一色清の世の中ウオッチ 略歴

2014年01月30日

超ワンマン経営の会社はいいか悪いか (第32回)

旭化成の「怪物」の遺伝子

 サランラップやへーベルハウスといえば、どこの会社の製品か分かりますか。旭化成グループですね。駅伝や柔道が強いことでも知られています。この旭化成の社長交代の発表が1月24日にありました。71歳の会長と66歳の社長が退き、61歳の子会社社長が新社長になるというものです。これだけでは、大企業の普通の社長交代のようですが、実は、ある決意を感じ取ることのできる交代劇なのです。どういう決意かというと、超ワンマンのトップを作らないというものです。

 今の会長、社長が就任したのは2010年ですが、それは、1992年以来18年間、ワンマン会長として君臨していた山口信夫氏が85歳で亡くなったことによるものです。山口氏が会長に就いたのは、92年に31年間も社長・会長として君臨していた宮崎輝氏が82歳で亡くなったためです。旭化成は、一族経営でもないのに、二代続けて計49年間「死ぬまでトップ」が君臨した会社だったのです。

 私は、化学業界担当の経済記者時代の1988年、宮崎会長のインタビューをしたことがあります。経済界ではそのワンマンぶりが有名でしたが、想像以上の迫力でした。禿頭にギョロっとした目、こちらに質問するいとまを与えず、大声でまくし立てます。時々、室外に控える秘書に「あの資料を持ってこい」と大声で指示し、すかさず資料が届けられます。30代前半の若造記者だった私は完全に圧倒されていました。「怪物」という言葉が頭に浮かびました。
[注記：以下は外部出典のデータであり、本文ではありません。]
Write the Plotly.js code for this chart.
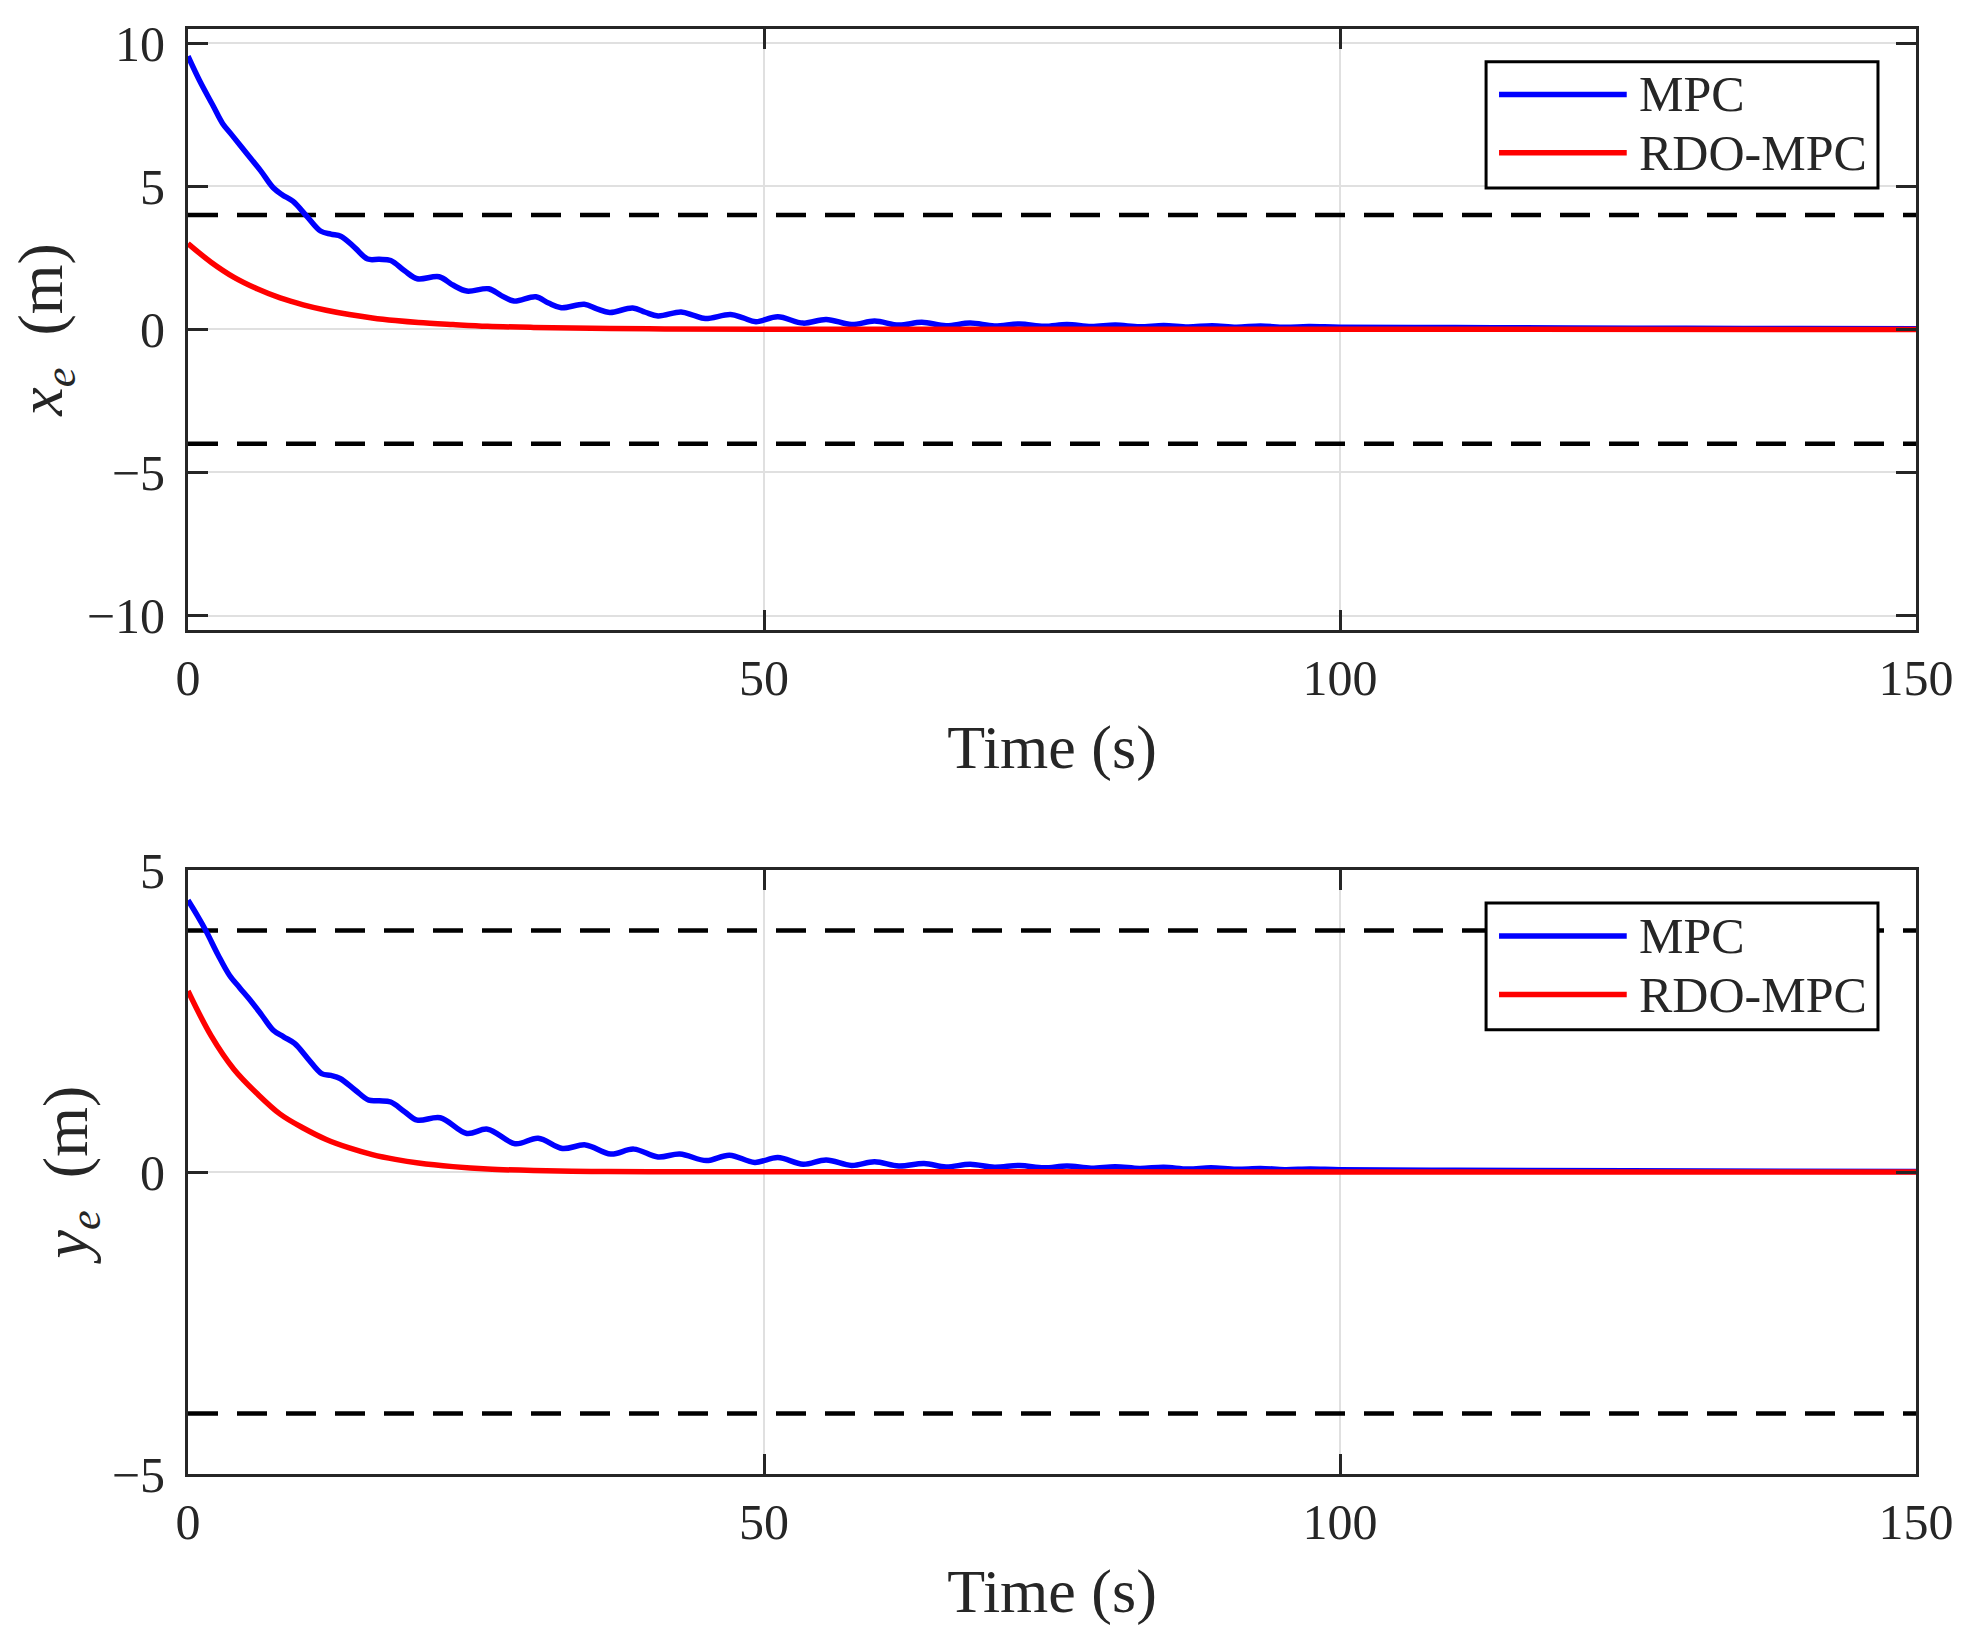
<!DOCTYPE html>
<html>
<head>
<meta charset="utf-8">
<script src="https://cdn.plot.ly/plotly-3.0.1.min.js"></script>
<style>
  html, body { margin: 0; padding: 0; background: #fff; }
  #myDiv { width: 1976px; height: 1647px; }
</style>
</head>
<body>
<div id="myDiv"></div>
<script>
// x_e panel
var xeMpcT = [0, 1, 2.2, 3, 3.8, 5.1, 6.3, 7.4, 8.2, 9.1, 10.3, 11.5, 12.4, 13.3, 14.5, 15.6, 16.6, 17.6,
  18.8, 19.9, 21.8, 23.0, 24.2, 26.1, 27.2, 28.3, 30.2, 31.3, 32.4, 34.4, 35.5, 36.6, 38.6, 39.7, 40.8,
  42.8, 43.9, 44.9, 47.1, 48.2, 49.3, 51.2, 53.4, 55.4, 57.6, 59.6, 61.7, 63.7, 65.8, 67.9, 70.0, 72.2,
  74.3, 76.3, 78.4, 80.5, 82.6, 84.7, 86.8, 88.9, 91.0, 93.1, 95.2, 97.3, 100, 110, 120, 130, 140, 150];
var xeMpc = [9.55, 8.7, 7.8, 7.2, 6.8, 6.15, 5.55, 4.95, 4.7, 4.48, 3.96, 3.44, 3.33, 3.25, 2.85, 2.46, 2.45, 2.41,
  2.05, 1.77, 1.84, 1.55, 1.34, 1.42, 1.18, 0.99, 1.14, 0.92, 0.76, 0.88, 0.72, 0.59, 0.75, 0.6, 0.47,
  0.61, 0.49, 0.38, 0.52, 0.4, 0.27, 0.44, 0.22, 0.35, 0.17, 0.29, 0.15, 0.25, 0.13, 0.22, 0.12, 0.19,
  0.11, 0.17, 0.1, 0.15, 0.09, 0.14, 0.085, 0.13, 0.08, 0.12, 0.075, 0.1, 0.08, 0.065, 0.05, 0.04, 0.03, 0.02];

var xeRdoT = [0, 2, 4, 6, 8, 10, 12, 14, 16, 18, 20, 23, 26, 30, 35, 40, 50, 150];
var xeRdo = [3.0, 2.35, 1.82, 1.42, 1.10, 0.86, 0.67, 0.52, 0.40, 0.31, 0.24, 0.17, 0.11, 0.07, 0.04, 0.02, 0.01, 0];

// y_e panel
var yeMpcT = [0, 0.8, 1.6, 2.6, 3.6, 4.5, 5.3, 6.4, 7.4, 8.3, 9.25, 10.4, 11.6, 12.4, 13.2, 14.5, 15.7, 16.6,
  17.6, 18.8, 19.9, 21.9, 24.2, 26.0, 28.4, 30.4, 32.5, 34.5, 36.7, 38.7, 40.8, 42.7, 45.0, 47.0, 49.2,
  51.2, 53.4, 55.4, 57.6, 59.6, 61.7, 63.9, 65.8, 67.9, 70.0, 72.2, 74.3, 76.3, 78.4, 80.5, 82.6, 84.7,
  86.8, 88.8, 91.0, 93.1, 95.2, 97.4, 100, 110, 125, 150];
var yeMpc = [4.5, 4.25, 3.98, 3.6, 3.26, 3.05, 2.87, 2.6, 2.35, 2.24, 2.13, 1.88, 1.63, 1.6, 1.55, 1.36, 1.19, 1.18,
  1.16, 1.0, 0.86, 0.9, 0.64, 0.71, 0.47, 0.56, 0.39, 0.45, 0.3, 0.38, 0.25, 0.3, 0.19, 0.28, 0.16,
  0.24, 0.13, 0.2, 0.11, 0.17, 0.1, 0.14, 0.085, 0.13, 0.08, 0.11, 0.07, 0.1, 0.065, 0.09, 0.06, 0.08,
  0.05, 0.07, 0.045, 0.06, 0.04, 0.05, 0.04, 0.03, 0.02, 0.01];

var yeRdoT = [0, 2, 4, 6, 8, 10, 12, 14, 16, 18, 20, 23, 26, 30, 35, 40, 150];
var yeRdo = [3.0, 2.26, 1.7, 1.3, 0.96, 0.73, 0.54, 0.40, 0.29, 0.21, 0.15, 0.09, 0.05, 0.025, 0.01, 0.005, 0];

// constraint bounds
var boundT = [0, 150];
var boundUp = [4, 4];
var boundLow = [-4, -4];

var xTicks = [0, 50, 100, 150];
var xeTicks = [-10, -5, 0, 5, 10];
var yeTicks = [-5, 0, 5];
var seriesNames = ['MPC', 'RDO-MPC'];
var seriesColors = ['#0000ff', '#ff0000'];

var FONT = 'Liberation Serif, Times New Roman, serif';
var INK = '#262626';

function dashed(x, y, xa, ya) {
  return {x: x, y: y, xaxis: xa, yaxis: ya, mode: 'lines', showlegend: false, hoverinfo: 'skip',
    line: {color: '#000', width: 4.5, dash: '30px,19px'}};
}
function curve(x, y, xa, ya, i) {
  return {x: x, y: y, xaxis: xa, yaxis: ya, mode: 'lines', name: seriesNames[i], showlegend: false,
    line: {color: seriesColors[i], width: 5.5, shape: 'spline', smoothing: 1}};
}

var data = [
  dashed(boundT, boundUp, 'x', 'y'),
  dashed(boundT, boundLow, 'x', 'y'),
  curve(xeMpcT, xeMpc, 'x', 'y', 0),
  curve(xeRdoT, xeRdo, 'x', 'y', 1),
  dashed(boundT, boundUp, 'x2', 'y2'),
  dashed(boundT, boundLow, 'x2', 'y2'),
  curve(yeMpcT, yeMpc, 'x2', 'y2', 0),
  curve(yeRdoT, yeRdo, 'x2', 'y2', 1)
];

function xAxis(anchor) {
  return {
    anchor: anchor, domain: [0, 1], range: [0, 150], tickvals: xTicks,
    showline: true, linecolor: INK, linewidth: 3, mirror: 'ticks',
    ticks: 'inside', ticklen: 20, tickwidth: 3, tickcolor: INK,
    showgrid: true, gridcolor: '#e0e0e0', gridwidth: 2, zeroline: false,
    ticklabelstandoff: 2,
    tickfont: {family: FONT, size: 50, color: INK},
    title: {text: 'Time (s)', standoff: 20, font: {family: FONT, size: 62, color: INK}}
  };
}
function yAxis(anchor, dom, range, ticks, label) {
  return {
    anchor: anchor, domain: dom, range: range, tickvals: ticks,
    showline: true, linecolor: INK, linewidth: 3, mirror: 'ticks',
    ticks: 'inside', ticklen: 20, tickwidth: 3, tickcolor: INK,
    showgrid: true, gridcolor: '#e0e0e0', gridwidth: 2, zeroline: false,
    ticklabelstandoff: 10,
    tickfont: {family: FONT, size: 50, color: INK},
    title: {text: label, standoff: 4, font: {family: FONT, size: 64, color: INK}}
  };
}

// hand-drawn legend boxes (MATLAB style, long line samples)
var shapes = [];
var annotations = [];
function legendBox(xa, ya) {
  var xr = xa + ' domain', yr = ya + ' domain';
  shapes.push({type: 'rect', xref: xr, yref: yr, x0: 0.7512, x1: 0.978, y0: 0.7355, y1: 0.9455,
    line: {color: '#000', width: 3}, fillcolor: '#fff', layer: 'above'});
  var rows = [0.891, 0.794];
  for (var i = 0; i < seriesNames.length; i++) {
    shapes.push({type: 'line', xref: xr, yref: yr, x0: 0.7587, x1: 0.8326, y0: rows[i], y1: rows[i],
      line: {color: seriesColors[i], width: 5.5}, layer: 'above'});
    annotations.push({xref: xr, yref: yr, x: 0.8383, y: rows[i], xanchor: 'left', yanchor: 'middle',
      showarrow: false, text: seriesNames[i], font: {family: FONT, size: 50, color: INK}});
  }
}
legendBox('x', 'y');
legendBox('x2', 'y2');

var layout = {
  width: 1976, height: 1647,
  margin: {l: 188, r: 60, t: 29, b: 173},
  paper_bgcolor: '#fff', plot_bgcolor: '#fff',
  showlegend: false,
  xaxis: xAxis('y'),
  yaxis: yAxis('x', [0.5842, 1], [-10.5, 10.5], xeTicks, '<i>x</i><sub><i>e</i></sub>  (m)'),
  xaxis2: xAxis('y2'),
  yaxis2: yAxis('x2', [0, 0.4179], [-5, 5], yeTicks, '<i>y</i><sub><i>e</i></sub>  (m)'),
  shapes: shapes,
  annotations: annotations
};

Plotly.newPlot('myDiv', data, layout, {staticPlot: true});
</script>
</body>
</html>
 宮崎氏が語ったのか、あとから側近に聞いたのかは忘れましたが、印象に残った話がありました。宮崎氏は、平日は郊外の自宅には帰らず、仕事に便利だからとお堀端の帝国ホテルを定宿にしていました。朝は、午前6時ごろにホテルを出て、早足でお堀の周りを歩くのだそうです。その際、ポケットに10円玉をたくさん入れて出ます。歩いている途中に仕事のことでひらめくと、公衆電話ボックスに入って、担当役員に電話をするのだそうです。(公衆電話は10円玉を入れてかける仕組みです、若者は知らないかもしれないので念のため)。役員は、早朝に電話が来るかもしれないと毎日戦々恐々で、6時前には起きて心を整えていたそうです。

 私がインタビューした88年、宮崎氏は役員になって41年たっていました。88年時点の役員が入社したときには、宮崎氏はすでに役員だったわけで、知識量も経験量も段違いなのは当然です。かしこまるしかないのも分かる気がします。宮崎氏のあとを継いだ山口氏は、宮崎氏の側近でした。宮崎氏の姿から学ぶところがあったのか、同じようなワンマン経営者の道を歩みました。

 ワンマン経営者の功罪はあります。功から言えば、会社のまとまりがよくなり、意志決定が早くなるということでしょう。罪から言えば、会社が萎縮する、士気が落ちるということでしょうか。加えて、歳をとると、理解力や判断力がにぶりがちです。誰もチェックできない状態で判断をあやまると、会社は大変です。仮によほど優秀で死ぬまで間違わなかったとしても、求心力のなくなった没後の経営が大変なのもよく言われることです。

 総合的にみれば、長期化したワンマン経営は罪のほうが大きいと言えるでしょう。事故や不祥事の続くJR北海道は、自殺した相談役が大きな力を持っていて、会長退任後も資格がないのに役員会に出席していたそうです。萎縮や士気の低下につながったのではないかと言われています。
 就活生は高齢者の話に興味はないかもしれませんが、会社に入れば、どういうトップがいるかはとても大事な問題です。高齢のワンマンが君臨している会社は、社風などをよく調べた方がいいかと思います。

 余談ですが、私が宮崎氏をインタビューした当時の旭化成広報部に前全日本柔道連盟会長の上村春樹氏がいました。宮崎氏にかわいがられ、旭化成の対外的な広報を担っていました。上村氏は、その後、全柔連の会長としてワンマン体制を作りました。宮崎、山口両氏の姿が脳裏にあったかどうか、それは分かりませんが、上村氏はそのワンマン体制が批判され、昨年、様々な不祥事の責任をとる形で辞任しました。